Begin THE DATA

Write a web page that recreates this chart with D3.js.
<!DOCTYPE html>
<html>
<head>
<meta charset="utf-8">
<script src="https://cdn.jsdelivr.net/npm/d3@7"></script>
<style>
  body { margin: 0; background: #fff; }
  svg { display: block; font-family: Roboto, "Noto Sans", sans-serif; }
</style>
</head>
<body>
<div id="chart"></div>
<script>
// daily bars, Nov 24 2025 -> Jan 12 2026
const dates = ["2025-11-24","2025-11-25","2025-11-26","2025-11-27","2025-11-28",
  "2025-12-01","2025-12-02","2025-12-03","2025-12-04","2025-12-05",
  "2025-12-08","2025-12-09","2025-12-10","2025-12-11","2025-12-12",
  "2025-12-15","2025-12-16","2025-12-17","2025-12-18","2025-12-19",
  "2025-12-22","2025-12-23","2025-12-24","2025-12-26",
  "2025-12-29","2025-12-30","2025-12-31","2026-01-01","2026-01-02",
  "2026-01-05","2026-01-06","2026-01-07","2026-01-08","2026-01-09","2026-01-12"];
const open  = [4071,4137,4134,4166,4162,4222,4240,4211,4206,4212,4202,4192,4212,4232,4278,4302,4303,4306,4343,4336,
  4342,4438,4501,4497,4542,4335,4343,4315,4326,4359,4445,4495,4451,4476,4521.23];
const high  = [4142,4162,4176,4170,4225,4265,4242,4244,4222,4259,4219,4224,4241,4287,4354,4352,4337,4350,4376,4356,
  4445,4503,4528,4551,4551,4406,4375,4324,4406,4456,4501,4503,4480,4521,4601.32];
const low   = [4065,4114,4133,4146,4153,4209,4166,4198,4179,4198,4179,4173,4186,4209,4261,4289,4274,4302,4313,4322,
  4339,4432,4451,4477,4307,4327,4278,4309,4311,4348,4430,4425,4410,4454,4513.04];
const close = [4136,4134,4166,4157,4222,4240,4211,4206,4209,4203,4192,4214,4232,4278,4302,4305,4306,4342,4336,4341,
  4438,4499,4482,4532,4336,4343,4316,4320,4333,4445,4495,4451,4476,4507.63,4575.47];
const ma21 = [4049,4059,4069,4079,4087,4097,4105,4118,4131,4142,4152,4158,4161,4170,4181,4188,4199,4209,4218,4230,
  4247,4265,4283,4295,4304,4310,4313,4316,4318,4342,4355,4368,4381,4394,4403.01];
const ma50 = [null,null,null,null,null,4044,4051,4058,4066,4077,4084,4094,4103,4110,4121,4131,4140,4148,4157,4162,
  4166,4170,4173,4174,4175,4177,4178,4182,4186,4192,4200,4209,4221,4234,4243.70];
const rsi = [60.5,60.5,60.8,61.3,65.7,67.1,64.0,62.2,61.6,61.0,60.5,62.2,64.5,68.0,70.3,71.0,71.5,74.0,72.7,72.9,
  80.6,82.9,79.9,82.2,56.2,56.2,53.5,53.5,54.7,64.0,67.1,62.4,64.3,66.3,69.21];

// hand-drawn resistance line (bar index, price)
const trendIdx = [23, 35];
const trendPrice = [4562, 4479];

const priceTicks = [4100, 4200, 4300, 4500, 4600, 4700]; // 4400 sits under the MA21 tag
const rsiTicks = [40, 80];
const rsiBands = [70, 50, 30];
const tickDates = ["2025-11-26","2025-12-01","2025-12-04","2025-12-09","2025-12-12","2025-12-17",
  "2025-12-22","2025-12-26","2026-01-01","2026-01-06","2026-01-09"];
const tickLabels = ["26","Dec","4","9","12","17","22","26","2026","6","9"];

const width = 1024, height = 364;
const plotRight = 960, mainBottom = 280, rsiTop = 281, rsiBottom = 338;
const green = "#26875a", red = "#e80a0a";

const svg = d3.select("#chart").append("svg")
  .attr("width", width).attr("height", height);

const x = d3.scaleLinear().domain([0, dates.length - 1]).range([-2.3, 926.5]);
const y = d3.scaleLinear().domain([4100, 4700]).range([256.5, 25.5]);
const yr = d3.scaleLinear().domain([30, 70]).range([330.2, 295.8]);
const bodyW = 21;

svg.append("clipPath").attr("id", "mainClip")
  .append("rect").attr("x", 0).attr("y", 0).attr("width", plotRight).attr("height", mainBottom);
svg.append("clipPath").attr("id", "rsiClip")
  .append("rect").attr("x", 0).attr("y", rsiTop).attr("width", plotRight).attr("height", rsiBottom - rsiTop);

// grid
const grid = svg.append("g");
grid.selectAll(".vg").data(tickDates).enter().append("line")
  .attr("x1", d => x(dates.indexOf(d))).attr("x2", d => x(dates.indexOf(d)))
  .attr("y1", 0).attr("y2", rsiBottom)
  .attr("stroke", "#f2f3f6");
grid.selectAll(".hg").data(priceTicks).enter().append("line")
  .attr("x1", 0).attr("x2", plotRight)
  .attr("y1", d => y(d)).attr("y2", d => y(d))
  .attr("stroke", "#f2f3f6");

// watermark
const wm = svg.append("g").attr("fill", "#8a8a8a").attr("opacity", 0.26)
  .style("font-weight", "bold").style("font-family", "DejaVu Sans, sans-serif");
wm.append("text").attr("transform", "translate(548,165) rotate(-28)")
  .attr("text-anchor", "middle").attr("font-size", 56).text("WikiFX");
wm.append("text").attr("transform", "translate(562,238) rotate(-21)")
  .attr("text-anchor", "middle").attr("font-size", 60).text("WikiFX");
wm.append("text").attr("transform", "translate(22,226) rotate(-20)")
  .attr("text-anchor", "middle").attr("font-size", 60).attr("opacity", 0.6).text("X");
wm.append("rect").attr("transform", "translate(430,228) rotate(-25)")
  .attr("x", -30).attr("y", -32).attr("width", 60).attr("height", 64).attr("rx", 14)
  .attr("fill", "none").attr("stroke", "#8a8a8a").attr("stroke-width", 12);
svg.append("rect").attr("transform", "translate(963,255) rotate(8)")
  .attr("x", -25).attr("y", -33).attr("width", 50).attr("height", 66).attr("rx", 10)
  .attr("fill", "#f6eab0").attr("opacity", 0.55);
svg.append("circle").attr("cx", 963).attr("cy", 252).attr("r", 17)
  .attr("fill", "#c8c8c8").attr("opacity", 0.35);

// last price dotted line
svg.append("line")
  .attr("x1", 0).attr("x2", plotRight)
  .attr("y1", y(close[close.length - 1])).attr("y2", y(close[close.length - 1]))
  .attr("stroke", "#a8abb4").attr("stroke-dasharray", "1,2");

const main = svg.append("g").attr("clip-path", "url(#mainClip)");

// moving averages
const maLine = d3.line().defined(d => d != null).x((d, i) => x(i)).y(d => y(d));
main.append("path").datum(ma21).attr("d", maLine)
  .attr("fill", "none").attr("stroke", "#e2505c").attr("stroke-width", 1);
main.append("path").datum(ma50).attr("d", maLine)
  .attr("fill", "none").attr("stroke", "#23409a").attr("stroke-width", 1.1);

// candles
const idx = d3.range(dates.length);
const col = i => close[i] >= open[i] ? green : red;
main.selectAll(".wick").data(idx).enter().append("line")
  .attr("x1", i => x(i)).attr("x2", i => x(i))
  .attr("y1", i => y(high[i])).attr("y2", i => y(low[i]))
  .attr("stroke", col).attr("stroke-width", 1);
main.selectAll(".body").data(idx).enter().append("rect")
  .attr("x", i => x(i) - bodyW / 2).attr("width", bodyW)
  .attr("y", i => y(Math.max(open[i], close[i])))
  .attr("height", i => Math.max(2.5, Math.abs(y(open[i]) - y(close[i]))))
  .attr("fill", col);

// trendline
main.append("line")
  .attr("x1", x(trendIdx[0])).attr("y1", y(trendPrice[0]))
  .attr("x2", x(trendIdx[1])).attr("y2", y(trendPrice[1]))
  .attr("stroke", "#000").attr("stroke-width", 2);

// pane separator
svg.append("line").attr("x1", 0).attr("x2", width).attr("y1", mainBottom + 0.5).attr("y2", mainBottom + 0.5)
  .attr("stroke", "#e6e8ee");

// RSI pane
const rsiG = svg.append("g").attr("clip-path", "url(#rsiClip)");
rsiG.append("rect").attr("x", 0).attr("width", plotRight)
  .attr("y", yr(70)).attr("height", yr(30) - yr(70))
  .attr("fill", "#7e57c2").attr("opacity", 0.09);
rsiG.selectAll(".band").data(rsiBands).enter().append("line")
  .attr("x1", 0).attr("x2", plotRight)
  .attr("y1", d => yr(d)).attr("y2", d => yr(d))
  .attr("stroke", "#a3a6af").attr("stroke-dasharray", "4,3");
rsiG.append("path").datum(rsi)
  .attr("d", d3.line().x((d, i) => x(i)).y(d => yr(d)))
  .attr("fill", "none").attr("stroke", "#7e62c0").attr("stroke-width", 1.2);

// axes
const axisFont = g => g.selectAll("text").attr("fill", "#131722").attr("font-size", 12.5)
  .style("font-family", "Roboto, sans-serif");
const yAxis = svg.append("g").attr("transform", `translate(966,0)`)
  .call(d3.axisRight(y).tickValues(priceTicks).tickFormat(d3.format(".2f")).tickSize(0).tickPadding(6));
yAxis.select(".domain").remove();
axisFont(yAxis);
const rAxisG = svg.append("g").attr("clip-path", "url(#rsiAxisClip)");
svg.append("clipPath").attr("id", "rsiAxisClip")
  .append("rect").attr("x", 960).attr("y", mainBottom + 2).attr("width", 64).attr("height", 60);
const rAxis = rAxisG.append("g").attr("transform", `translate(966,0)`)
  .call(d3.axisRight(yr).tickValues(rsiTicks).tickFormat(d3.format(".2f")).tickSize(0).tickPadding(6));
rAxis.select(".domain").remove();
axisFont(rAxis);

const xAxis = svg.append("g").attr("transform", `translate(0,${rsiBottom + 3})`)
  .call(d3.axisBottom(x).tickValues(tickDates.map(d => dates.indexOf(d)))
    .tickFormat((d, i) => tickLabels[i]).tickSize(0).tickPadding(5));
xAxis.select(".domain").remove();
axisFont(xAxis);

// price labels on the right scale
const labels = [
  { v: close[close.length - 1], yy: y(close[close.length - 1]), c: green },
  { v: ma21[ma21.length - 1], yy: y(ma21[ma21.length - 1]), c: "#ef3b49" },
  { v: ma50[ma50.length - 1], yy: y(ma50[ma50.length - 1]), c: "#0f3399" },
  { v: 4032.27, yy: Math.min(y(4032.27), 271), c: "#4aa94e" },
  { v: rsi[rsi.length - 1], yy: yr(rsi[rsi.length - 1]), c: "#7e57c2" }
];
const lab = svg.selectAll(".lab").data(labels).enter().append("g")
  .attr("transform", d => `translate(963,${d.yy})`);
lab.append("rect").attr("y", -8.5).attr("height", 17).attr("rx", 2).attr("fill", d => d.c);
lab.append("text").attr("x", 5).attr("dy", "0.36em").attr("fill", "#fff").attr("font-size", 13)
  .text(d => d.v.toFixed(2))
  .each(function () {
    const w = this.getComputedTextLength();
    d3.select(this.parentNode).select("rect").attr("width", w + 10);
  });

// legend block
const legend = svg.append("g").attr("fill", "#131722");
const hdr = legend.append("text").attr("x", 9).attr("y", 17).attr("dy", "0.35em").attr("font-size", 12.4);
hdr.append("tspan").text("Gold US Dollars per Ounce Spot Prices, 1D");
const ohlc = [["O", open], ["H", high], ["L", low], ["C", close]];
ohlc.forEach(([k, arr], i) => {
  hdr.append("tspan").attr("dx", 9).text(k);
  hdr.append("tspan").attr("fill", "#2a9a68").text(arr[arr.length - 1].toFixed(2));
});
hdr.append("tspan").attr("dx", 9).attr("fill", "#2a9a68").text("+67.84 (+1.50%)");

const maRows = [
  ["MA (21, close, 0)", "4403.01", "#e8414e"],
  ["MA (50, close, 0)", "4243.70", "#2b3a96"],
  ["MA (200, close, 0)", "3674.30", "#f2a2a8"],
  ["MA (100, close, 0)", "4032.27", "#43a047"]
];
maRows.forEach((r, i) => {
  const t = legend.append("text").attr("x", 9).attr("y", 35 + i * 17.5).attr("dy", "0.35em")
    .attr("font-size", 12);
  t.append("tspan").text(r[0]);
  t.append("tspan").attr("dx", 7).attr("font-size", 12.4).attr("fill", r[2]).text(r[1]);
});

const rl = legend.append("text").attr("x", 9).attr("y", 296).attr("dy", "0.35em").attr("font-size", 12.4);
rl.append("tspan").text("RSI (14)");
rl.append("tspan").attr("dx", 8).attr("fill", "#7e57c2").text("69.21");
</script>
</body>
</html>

End THE DATA
Begin THE DATA

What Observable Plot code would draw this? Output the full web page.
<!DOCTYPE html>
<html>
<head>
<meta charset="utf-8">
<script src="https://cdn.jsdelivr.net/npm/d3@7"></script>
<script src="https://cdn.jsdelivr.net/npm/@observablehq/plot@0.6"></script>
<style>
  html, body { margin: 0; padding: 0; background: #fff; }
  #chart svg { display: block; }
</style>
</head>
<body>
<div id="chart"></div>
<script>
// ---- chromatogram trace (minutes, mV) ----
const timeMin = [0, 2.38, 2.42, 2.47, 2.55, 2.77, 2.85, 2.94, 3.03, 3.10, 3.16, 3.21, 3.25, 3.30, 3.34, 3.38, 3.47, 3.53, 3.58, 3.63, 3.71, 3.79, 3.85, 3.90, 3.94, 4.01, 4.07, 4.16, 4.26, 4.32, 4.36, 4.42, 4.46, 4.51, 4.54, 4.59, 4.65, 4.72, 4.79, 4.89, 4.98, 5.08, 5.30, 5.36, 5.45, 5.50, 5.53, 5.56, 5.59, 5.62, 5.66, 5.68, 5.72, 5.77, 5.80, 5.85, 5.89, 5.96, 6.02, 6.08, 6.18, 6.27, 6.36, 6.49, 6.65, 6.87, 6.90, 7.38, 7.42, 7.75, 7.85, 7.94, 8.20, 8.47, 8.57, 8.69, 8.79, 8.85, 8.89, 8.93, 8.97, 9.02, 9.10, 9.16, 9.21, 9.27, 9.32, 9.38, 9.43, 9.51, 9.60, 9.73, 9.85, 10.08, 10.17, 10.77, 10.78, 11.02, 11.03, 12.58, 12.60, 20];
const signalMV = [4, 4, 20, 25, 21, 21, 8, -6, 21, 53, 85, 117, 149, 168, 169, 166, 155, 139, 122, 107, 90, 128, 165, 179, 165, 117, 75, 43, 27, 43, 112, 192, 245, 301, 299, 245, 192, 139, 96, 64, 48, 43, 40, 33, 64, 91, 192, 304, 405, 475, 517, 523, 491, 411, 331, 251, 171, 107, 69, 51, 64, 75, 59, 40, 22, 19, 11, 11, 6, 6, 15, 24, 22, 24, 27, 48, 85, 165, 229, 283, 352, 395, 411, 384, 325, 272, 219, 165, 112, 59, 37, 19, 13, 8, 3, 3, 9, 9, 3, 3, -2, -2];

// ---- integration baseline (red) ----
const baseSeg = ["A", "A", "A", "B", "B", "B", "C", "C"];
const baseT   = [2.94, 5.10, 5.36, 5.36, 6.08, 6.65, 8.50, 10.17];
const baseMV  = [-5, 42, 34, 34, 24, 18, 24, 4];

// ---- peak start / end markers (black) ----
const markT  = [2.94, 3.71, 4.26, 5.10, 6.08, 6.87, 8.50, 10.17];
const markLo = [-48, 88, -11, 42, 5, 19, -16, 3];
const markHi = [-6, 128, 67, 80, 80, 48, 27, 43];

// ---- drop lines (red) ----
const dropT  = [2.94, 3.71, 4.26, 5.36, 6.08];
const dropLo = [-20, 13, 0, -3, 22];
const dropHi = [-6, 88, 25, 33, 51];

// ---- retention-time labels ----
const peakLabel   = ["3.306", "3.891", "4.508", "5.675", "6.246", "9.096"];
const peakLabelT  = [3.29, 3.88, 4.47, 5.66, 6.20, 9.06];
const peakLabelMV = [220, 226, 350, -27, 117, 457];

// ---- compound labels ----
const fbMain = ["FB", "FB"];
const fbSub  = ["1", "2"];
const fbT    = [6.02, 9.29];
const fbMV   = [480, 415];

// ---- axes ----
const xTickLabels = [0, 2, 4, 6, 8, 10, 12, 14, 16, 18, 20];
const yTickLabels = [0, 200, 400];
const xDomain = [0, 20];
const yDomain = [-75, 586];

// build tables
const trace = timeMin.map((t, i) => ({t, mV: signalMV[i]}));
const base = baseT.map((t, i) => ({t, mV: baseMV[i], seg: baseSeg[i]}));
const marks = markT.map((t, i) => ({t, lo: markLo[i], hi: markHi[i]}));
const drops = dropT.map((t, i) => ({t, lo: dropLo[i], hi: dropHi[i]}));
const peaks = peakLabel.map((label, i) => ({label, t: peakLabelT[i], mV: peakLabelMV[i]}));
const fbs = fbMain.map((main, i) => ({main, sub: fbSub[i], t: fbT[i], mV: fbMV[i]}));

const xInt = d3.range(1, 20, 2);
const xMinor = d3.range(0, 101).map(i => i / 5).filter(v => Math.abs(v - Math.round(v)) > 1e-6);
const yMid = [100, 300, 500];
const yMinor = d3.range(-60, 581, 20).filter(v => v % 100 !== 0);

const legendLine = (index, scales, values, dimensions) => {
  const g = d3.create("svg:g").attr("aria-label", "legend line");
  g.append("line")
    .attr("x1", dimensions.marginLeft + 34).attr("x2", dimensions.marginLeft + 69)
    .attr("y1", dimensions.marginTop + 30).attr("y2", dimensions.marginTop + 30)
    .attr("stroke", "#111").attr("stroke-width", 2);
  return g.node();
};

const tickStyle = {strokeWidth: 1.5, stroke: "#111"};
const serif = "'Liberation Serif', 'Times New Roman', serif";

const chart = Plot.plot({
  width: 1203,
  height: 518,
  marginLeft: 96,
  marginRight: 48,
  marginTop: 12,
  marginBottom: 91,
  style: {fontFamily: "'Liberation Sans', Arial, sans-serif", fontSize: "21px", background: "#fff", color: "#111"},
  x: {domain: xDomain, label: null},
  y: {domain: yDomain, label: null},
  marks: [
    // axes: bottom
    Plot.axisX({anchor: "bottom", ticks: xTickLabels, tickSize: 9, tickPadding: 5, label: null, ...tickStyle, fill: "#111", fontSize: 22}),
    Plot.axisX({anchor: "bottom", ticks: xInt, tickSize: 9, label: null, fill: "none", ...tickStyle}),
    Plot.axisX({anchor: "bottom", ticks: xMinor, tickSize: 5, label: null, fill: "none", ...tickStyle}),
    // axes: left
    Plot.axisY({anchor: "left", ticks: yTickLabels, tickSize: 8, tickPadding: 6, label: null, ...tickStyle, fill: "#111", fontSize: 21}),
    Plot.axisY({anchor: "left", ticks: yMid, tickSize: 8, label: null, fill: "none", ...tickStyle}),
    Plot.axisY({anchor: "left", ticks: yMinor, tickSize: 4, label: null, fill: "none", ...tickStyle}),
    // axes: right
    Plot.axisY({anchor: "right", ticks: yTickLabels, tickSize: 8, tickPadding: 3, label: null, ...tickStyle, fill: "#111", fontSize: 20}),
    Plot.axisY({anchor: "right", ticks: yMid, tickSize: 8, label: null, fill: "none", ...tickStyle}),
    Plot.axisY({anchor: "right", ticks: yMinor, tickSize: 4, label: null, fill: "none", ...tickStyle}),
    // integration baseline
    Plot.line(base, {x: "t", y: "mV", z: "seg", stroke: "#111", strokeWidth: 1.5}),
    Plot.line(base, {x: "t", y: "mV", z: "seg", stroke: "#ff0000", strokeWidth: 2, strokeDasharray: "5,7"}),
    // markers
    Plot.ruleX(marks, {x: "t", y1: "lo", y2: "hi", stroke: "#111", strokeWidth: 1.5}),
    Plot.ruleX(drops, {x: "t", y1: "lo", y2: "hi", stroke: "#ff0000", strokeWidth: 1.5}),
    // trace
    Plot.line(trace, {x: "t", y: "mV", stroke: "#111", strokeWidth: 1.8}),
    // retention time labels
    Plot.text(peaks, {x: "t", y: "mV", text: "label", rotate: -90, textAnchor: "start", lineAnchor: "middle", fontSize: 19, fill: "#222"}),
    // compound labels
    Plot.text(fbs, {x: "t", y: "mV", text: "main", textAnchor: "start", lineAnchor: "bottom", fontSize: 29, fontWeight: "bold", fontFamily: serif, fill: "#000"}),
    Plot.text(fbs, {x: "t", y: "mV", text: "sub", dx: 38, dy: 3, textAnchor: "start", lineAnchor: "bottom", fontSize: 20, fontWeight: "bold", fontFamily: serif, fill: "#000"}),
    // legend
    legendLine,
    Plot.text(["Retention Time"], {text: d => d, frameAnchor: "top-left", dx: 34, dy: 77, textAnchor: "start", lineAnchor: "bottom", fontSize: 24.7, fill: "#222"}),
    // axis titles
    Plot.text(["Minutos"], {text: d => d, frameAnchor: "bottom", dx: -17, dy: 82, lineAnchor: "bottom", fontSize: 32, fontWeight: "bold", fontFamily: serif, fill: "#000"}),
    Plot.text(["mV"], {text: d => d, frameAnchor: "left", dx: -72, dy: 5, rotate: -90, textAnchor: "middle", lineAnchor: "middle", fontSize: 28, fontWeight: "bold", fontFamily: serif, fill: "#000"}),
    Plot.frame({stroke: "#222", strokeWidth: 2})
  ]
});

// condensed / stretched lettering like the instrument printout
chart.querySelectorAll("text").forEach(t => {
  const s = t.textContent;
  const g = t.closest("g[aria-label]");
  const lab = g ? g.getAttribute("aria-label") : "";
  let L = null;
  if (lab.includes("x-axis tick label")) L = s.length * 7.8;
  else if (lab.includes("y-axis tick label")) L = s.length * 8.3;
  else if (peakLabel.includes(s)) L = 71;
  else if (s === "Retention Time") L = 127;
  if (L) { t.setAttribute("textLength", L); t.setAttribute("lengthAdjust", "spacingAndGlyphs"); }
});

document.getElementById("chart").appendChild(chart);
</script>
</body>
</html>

End THE DATA

Of all the lines in the listing above, how many contain the word "page"? Answer with the number alone.

- [WRITTEN RESPONSE]:
2